Mollat : Ils avaient ses limites en terme de goût artistique ?
Anne Sinclair :
Chacun a ses propres limites et lui faisait de vrais efforts sur lui-même : il était d'éducation bourgeoise, donc avec des goûts quelque peu en décalage... Par exemple, il n'a jamais aimé les surréalistes, qu'il considérait davantage comme un mouvement littéraire qu'artistique : Dali était passé le voir pour lui montrer ses oeuvres, il lui a répondu "ma galerie est une galerie sérieuse, on n'expose pas les clowns" ! Ça peut paraître comme un manque de vision, mais lui n'a pas aimé ça, chacun rencontre les limites à sa propre modernité.

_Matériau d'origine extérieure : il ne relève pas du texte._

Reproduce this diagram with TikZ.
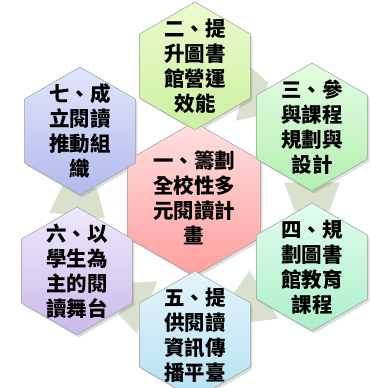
\documentclass[tikz,border=0pt]{standalone}
\usepackage{fontspec}
\newfontfamily\cjk{Noto Sans CJK TC}
\usetikzlibrary{shapes.geometric,calc}
\definecolor{conn}{HTML}{D9E1CD}
\definecolor{hexline}{HTML}{9A9E9A}
\tikzset{
  hexbig/.style={regular polygon, regular polygon sides=6, shape border rotate=30,
    minimum size=154pt, inner sep=0pt, outer sep=0pt, draw=hexline, line width=0.5pt},
  hexsmall/.style={regular polygon, regular polygon sides=6, shape border rotate=30,
    minimum size=128pt, inner sep=0pt, outer sep=0pt, draw=hexline, line width=0.5pt},
  hexshadow/.style={fill=black, fill opacity=0.13, draw=none},
  lbl/.style={font=\cjk\bfseries\fontsize{20.5}{25}\selectfont, align=center, text=black, inner sep=0pt},
  connector/.style={fill=conn, draw=none}
}
\begin{document}
\begin{tikzpicture}[x=1pt,y=1pt]
\useasboundingbox (0,0) rectangle (370,388);
\clip (0,0) rectangle (370,388);
\fill[white] (0,0) rectangle (370,388);
% centres
\coordinate (c1) at (194,189);
\coordinate (c2) at (195,322);
\coordinate (c3) at (312,261);
\coordinate (c4) at (312,121);
\coordinate (c5) at (195,53);
\coordinate (c6) at (77,117);
\coordinate (c7) at (80,257);
% connector end points (edge midpoints), h = 55.4
\coordinate (s23) at ($(c2)+(-30:55.4pt)$);  \coordinate (e23) at ($(c3)+(150:55.4pt)$);
\coordinate (s34) at ($(c3)+(-90:55.4pt)$);  \coordinate (e34) at ($(c4)+(90:55.4pt)$);
\coordinate (s45) at ($(c4)+(210:55.4pt)$);  \coordinate (e45) at ($(c5)+(30:55.4pt)$);
\coordinate (s56) at ($(c5)+(150:55.4pt)$);  \coordinate (e56) at ($(c6)+(-30:55.4pt)$);
\coordinate (s67) at ($(c6)+(90:55.4pt)$);   \coordinate (e67) at ($(c7)+(-90:55.4pt)$);
\foreach \a/\b in {s23/e23,s34/e34,s45/e45,s56/e56,s67/e67}{
  \fill[connector] ($(\a)!28pt!90:(\b)$) -- ($(\b)!17pt!-90:(\a)$)
     -- ($(\b)!17pt!90:(\a)$) -- ($(\a)!28pt!-90:(\b)$) -- cycle;
}
% shadows
\node[hexbig, hexshadow] (sh1) at ($(c1)+(2,-2.5)$) {};
\foreach \i in {2,...,7}{
  \node[hexsmall, hexshadow] (sh\i) at ($(c\i)+(2,-2.5)$) {};
}
% hexagons
\node[hexbig, top color=red!12, bottom color=red!38] (h1) at (c1) {};
\node[hexsmall, top color={rgb,255:red,236;green,251;blue,206}, bottom color={rgb,255:red,204;green,240;blue,160}] (h2) at (c2) {};
\node[hexsmall, top color={rgb,255:red,228;green,252;blue,226}, bottom color={rgb,255:red,180;green,240;blue,178}] (h3) at (c3) {};
\node[hexsmall, top color={rgb,255:red,226;green,252;blue,238}, bottom color={rgb,255:red,170;green,240;blue,200}] (h4) at (c4) {};
\node[hexsmall, top color={rgb,255:red,228;green,245;blue,252}, bottom color={rgb,255:red,180;green,224;blue,242}] (h5) at (c5) {};
\node[hexsmall, top color={rgb,255:red,238;green,232;blue,252}, bottom color={rgb,255:red,202;green,186;blue,234}] (h6) at (c6) {};
\node[hexsmall, top color={rgb,255:red,226;green,229;blue,252}, bottom color={rgb,255:red,178;green,186;blue,236}] (h7) at (c7) {};
% labels
\node[lbl] (t1) at ($(c1)+(0,1)$) {一、籌劃\\全校性多\\元閱讀計\\畫};
\node[lbl] (t2) at (c2) {二、提\\升圖書\\館營運\\效能};
\node[lbl] (t3) at (c3) {三、參\\與課程\\規劃與\\設計};
\node[lbl] (t4) at (c4) {四、規\\劃圖書\\館教育\\課程};
\node[lbl] (t5) at (c5) {五、提\\供閱讀\\資訊傳\\播平臺};
\node[lbl] (t6) at (c6) {六、以\\學生為\\主的閱\\讀舞台};
\node[lbl] (t7) at (c7) {七、成\\立閱讀\\推動組\\織};
\end{tikzpicture}
\end{document}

Moi lorsque j'entre dans une maison avec des gens qui se croient très portés sur l'art et que je vois dans un coin du salon un sac de ciment avec une truelle en plein milieu, j'ai du mal à ne pas m'entendre dire "ah, vous êtes encore en travaux" ! Aujourd'hui, on n'ose plus dire qu'on n'aime pas l'art contemporain car on s'est trop trompé... Or, il faut oser dire j'aime ou j'aime pas : une leçon de mon grand-père, c'est qu'il n'y a pas d'art beau ou d'art laid, il y a l'art qui vous parle ou ne vous parle pas : soit il déclenche chez vous une émotion, soit il ne déclenche rien, c'est la règle que je me suis toujours fixé.